Aim of the task:
Gather, from the data below, each line in which the word "this" occurs.

Plotting code records:
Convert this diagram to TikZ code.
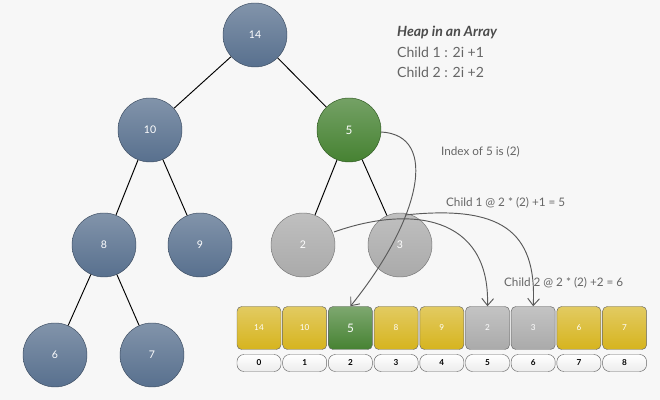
\documentclass[tikz,border=0pt]{standalone}
\usepackage{fontspec}
\setmainfont{Lato}
\usetikzlibrary{positioning}
\usetikzlibrary{arrows.meta}

\definecolor{slate}{RGB}{88,112,142}
\definecolor{leaf}{RGB}{70,130,50}
\definecolor{ash}{RGB}{170,170,170}
\definecolor{gold}{RGB}{214,180,30}

\tikzset{
  heap/.style={draw=#1!70!black, circle, minimum size=64*0.03cm, inner sep=0pt,
    top color=#1!75!white, bottom color=#1, text=white, font=\small},
  cell/.style={draw=gray!80!black, rounded corners=4pt, minimum width=44*0.03cm,
    minimum height=43*0.03cm, inner sep=0pt, top color=#1!70!white, bottom color=#1,
    text=white, font=\scriptsize},
  idx/.style={draw=gray!80!black, rounded corners=6pt, minimum width=44*0.03cm,
    minimum height=17*0.03cm, inner sep=0pt, top color=white, bottom color=gray!15,
    font=\scriptsize\bfseries},
  edge/.style={draw, thick},
  point/.style={draw=black!65, thick, -{Straight Barb[length=6pt,width=10pt]}},
  note/.style={anchor=west, text=black!60}
}

\begin{document}
\begin{tikzpicture}[x=0.03cm, y=-0.03cm]
  \fill[gray!6] (0,0) rectangle (660,400);
  \useasboundingbox (0,0) rectangle (660,400);

  \node[heap=slate] (14) at (255,35) {14};

  \node[heap=slate] (10) at (150,130) {10};
  \node[heap=leaf, font=\normalsize] (5) at (349,130) {5};

  \node[heap=slate] (8) at (104,245) {8};
  \node[heap=slate] (9) at (200,245) {9};
  \node[heap=ash] (2) at (303,245) {2};
  \node[heap=ash] (3) at (400,245) {3};

  \node[heap=slate] (6) at (55,355) {6};
  \node[heap=slate] (7) at (152,355) {7};

  \path[edge] (14) -- (10);
  \path[edge] (14) -- (5);
  \path[edge] (10) -- (8);
  \path[edge] (10) -- (9);
  \path[edge] (5) -- (2);
  \path[edge] (5) -- (3);
  \path[edge] (8) -- (6);
  \path[edge] (8) -- (7);

  % array
  \foreach \v/\c/\f [count=\i from 0] in {14/gold/\scriptsize,10/gold/\scriptsize,
      5/leaf/\normalsize,8/gold/\scriptsize,9/gold/\scriptsize,2/ash/\scriptsize,
      3/ash/\scriptsize,6/gold/\scriptsize,7/gold/\scriptsize} {
    \node[cell=\c, font=\f] (a\i) at (259+45.7*\i,328) {\v};
    \node[idx] (i\i) at (259+45.7*\i,363) {\i};
  }

  \node[note, font=\large\bfseries\itshape, text=black!70] (title) at (393,32) {Heap in an Array};
  \node[note, font=\large] (c1) at (393,52) {Child 1 : 2i +1};
  \node[note, font=\large] (c2) at (393,72) {Child 2 : 2i +2};

  \node[note, font=\normalsize] (n1) at (437,152) {Index of 5 is (2)};
  \node[note, font=\normalsize] (n2) at (442,203) {Child 1 @ 2 * (2) +1 = 5};
  \node[note, font=\normalsize] (n3) at (500,283) {Child 2 @ 2 * (2) +2 = 6};

  \coordinate (s5) at (381,132);
  \coordinate (s2) at (334,232);
  \coordinate (s3) at (405,215);
  \draw[point] (s5) .. controls (440,135) and (420,220) .. (a2.north);
  \draw[point] (s2) .. controls (410,205) and (490,215) .. (a5.north);
  \draw[point] (s3) .. controls (500,205) and (537,230) .. (a6.north);
\end{tikzpicture}
\end{document}
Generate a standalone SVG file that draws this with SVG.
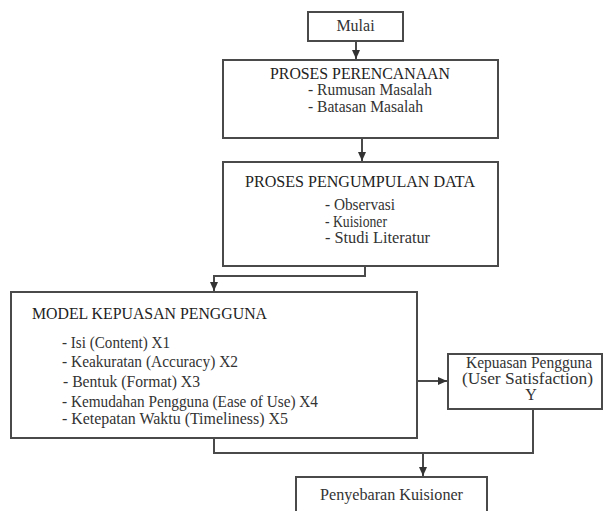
<svg xmlns="http://www.w3.org/2000/svg" width="604" height="511" viewBox="0 0 604 511">
<defs>
<marker id="arr" markerUnits="userSpaceOnUse" markerWidth="10" markerHeight="10" viewBox="0 0 10 10" refX="9" refY="5" orient="auto">
<path d="M0,1 L9,5 L0,9 Z" fill="#333"/>
</marker>
<style>
.box{fill:#fff;stroke:#4a4a4a;stroke-width:2}
.con{fill:none;stroke:#4a4a4a;stroke-width:2}
text{font-family:"Liberation Serif","Times New Roman",serif;fill:#333;font-size:16px}
.t{fill:#222}
</style>
</defs>
<rect width="604" height="511" fill="#fff"/>
<g id="connectors">
<line class="con" x1="356" y1="41" x2="356" y2="59" marker-end="url(#arr)"/>
<line class="con" x1="362" y1="138" x2="362" y2="161" marker-end="url(#arr)"/>
<polyline class="con" points="365,266 365,276 214,276 214,291" marker-end="url(#arr)"/>
<line class="con" x1="417" y1="381" x2="447" y2="381" marker-end="url(#arr)"/>
<polyline class="con" points="214,438 214,453 423,453 423,476" marker-end="url(#arr)"/>
<polyline class="con" points="533,409 533,453 423,453"/>
</g>
<g id="mulai">
<rect class="box" x="308" y="12" width="95" height="29"/>
<text x="355.5" y="31" text-anchor="middle" font-size="14">Mulai</text>
</g>
<g id="perencanaan">
<rect class="box" x="223" y="60" width="275" height="78"/>
<text class="t" x="270" y="79" textLength="180" lengthAdjust="spacingAndGlyphs">PROSES PERENCANAAN</text>
<text x="308" y="95" textLength="124" lengthAdjust="spacingAndGlyphs">- Rumusan Masalah</text>
<text x="308" y="112" textLength="115" lengthAdjust="spacingAndGlyphs">- Batasan Masalah</text>
</g>
<g id="pengumpulan">
<rect class="box" x="223" y="162" width="275" height="104"/>
<text class="t" x="245" y="187" textLength="230" lengthAdjust="spacingAndGlyphs">PROSES PENGUMPULAN DATA</text>
<text x="325" y="210" textLength="70" lengthAdjust="spacingAndGlyphs">- Observasi</text>
<text x="325" y="227" textLength="62" lengthAdjust="spacingAndGlyphs">- Kuisioner</text>
<text x="325" y="243" textLength="105" lengthAdjust="spacingAndGlyphs">- Studi Literatur</text>
</g>
<g id="model">
<rect class="box" x="11" y="292" width="406" height="146"/>
<text class="t" x="32" y="319" textLength="235" lengthAdjust="spacingAndGlyphs">MODEL KEPUASAN PENGGUNA</text>
<text x="62" y="348" textLength="108" lengthAdjust="spacingAndGlyphs">- Isi (Content) X1</text>
<text x="62" y="367" textLength="176" lengthAdjust="spacingAndGlyphs">- Keakuratan (Accuracy) X2</text>
<text x="63" y="387" textLength="137" lengthAdjust="spacingAndGlyphs">- Bentuk (Format) X3</text>
<text x="62" y="407" textLength="256" lengthAdjust="spacingAndGlyphs">- Kemudahan Pengguna (Ease of Use) X4</text>
<text x="62" y="424" textLength="226" lengthAdjust="spacingAndGlyphs">- Ketepatan Waktu (Timeliness) X5</text>
</g>
<g id="kepuasan">
<rect class="box" x="448" y="354" width="154" height="55"/>
<text x="466" y="368" textLength="126" lengthAdjust="spacingAndGlyphs">Kepuasan Pengguna</text>
<text x="462" y="384" textLength="131" lengthAdjust="spacingAndGlyphs">(User Satisfaction)</text>
<text x="531" y="400" text-anchor="middle">Y</text>
</g>
<g id="penyebaran">
<rect class="box" x="296" y="477" width="191" height="50"/>
<text x="320" y="500" textLength="143" lengthAdjust="spacingAndGlyphs">Penyebaran Kuisioner</text>
</g>
</svg>
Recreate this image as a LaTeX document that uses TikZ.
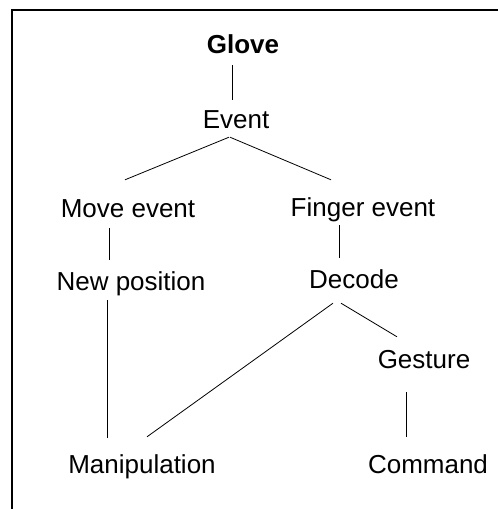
\documentclass[tikz,border=0pt]{standalone}
\usepackage{fontspec}
\setmainfont{Liberation Sans}
\usetikzlibrary{calc}

\tikzset{
  label text/.style={font=\fontsize{26}{30}\selectfont, anchor=base, inner sep=0pt,
                     text height=19pt, text depth=6pt},
  title text/.style={label text, font=\fontsize{26}{30}\selectfont\bfseries},
  link/.style={draw=black, line width=0.8pt},
  frame/.style={draw=black, line width=1.1pt}
}

\begin{document}
\begin{tikzpicture}[x=1pt, y=-1pt]
  \useasboundingbox (0,0) rectangle (498,509);

  % frame edges (left and top)
  \draw[frame] (12,509) -- (12,10) -- (498,10);

  % tree nodes
  \node[title text] (glove)   at (243,53)  {Glove};
  \node[label text] (event)   at (236,128) {Event};
  \node[label text] (move)    at (128,217) {Move event};
  \node[label text] (finger)  at (363,216) {Finger event};
  \node[label text] (newpos)  at (131,290) {New position};
  \node[label text] (decode)  at (354,288) {Decode};
  \node[label text] (gesture) at (424,368) {Gesture};
  \node[label text] (manip)   at (142,473) {Manipulation};
  \node[label text] (command) at (428,473) {Command};

  % connectors
  \draw[link] ($(glove.south)+(-11,6)$)   -- ($(event.north)+(-4,-9)$);
  \draw[link] ($(event.south)+(-7,3)$)    -- ($(move.north)+(-3,-18)$);
  \draw[link] ($(event.south)+(-6,3)$)    -- ($(finger.north)+(-32,-17)$);
  \draw[link] ($(move.south)+(-19,5)$)    -- ($(newpos.north)+(-22,-11)$);
  \draw[link] ($(finger.south)+(-24,3)$)  -- ($(decode.north)+(-15,-11)$);
  \draw[link] ($(newpos.south)+(-24,4)$)  -- ($(manip.north)+(-35,-16)$);
  \draw[link] ($(decode.south)+(-21,9)$)  -- ($(manip.north)+(5,-17)$);
  \draw[link] ($(decode.south)+(-13,9)$)  -- ($(gesture.north)+(-27,-12)$);
  \draw[link] ($(gesture.south)+(-18,18)$) -- ($(command.north)+(-22,-17)$);
\end{tikzpicture}
\end{document}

Written answer:
Convert this diagram to TikZ code.
Generate a standalone SVG file that draws this with SVG.
Recreate this image as a LaTeX document that uses TikZ.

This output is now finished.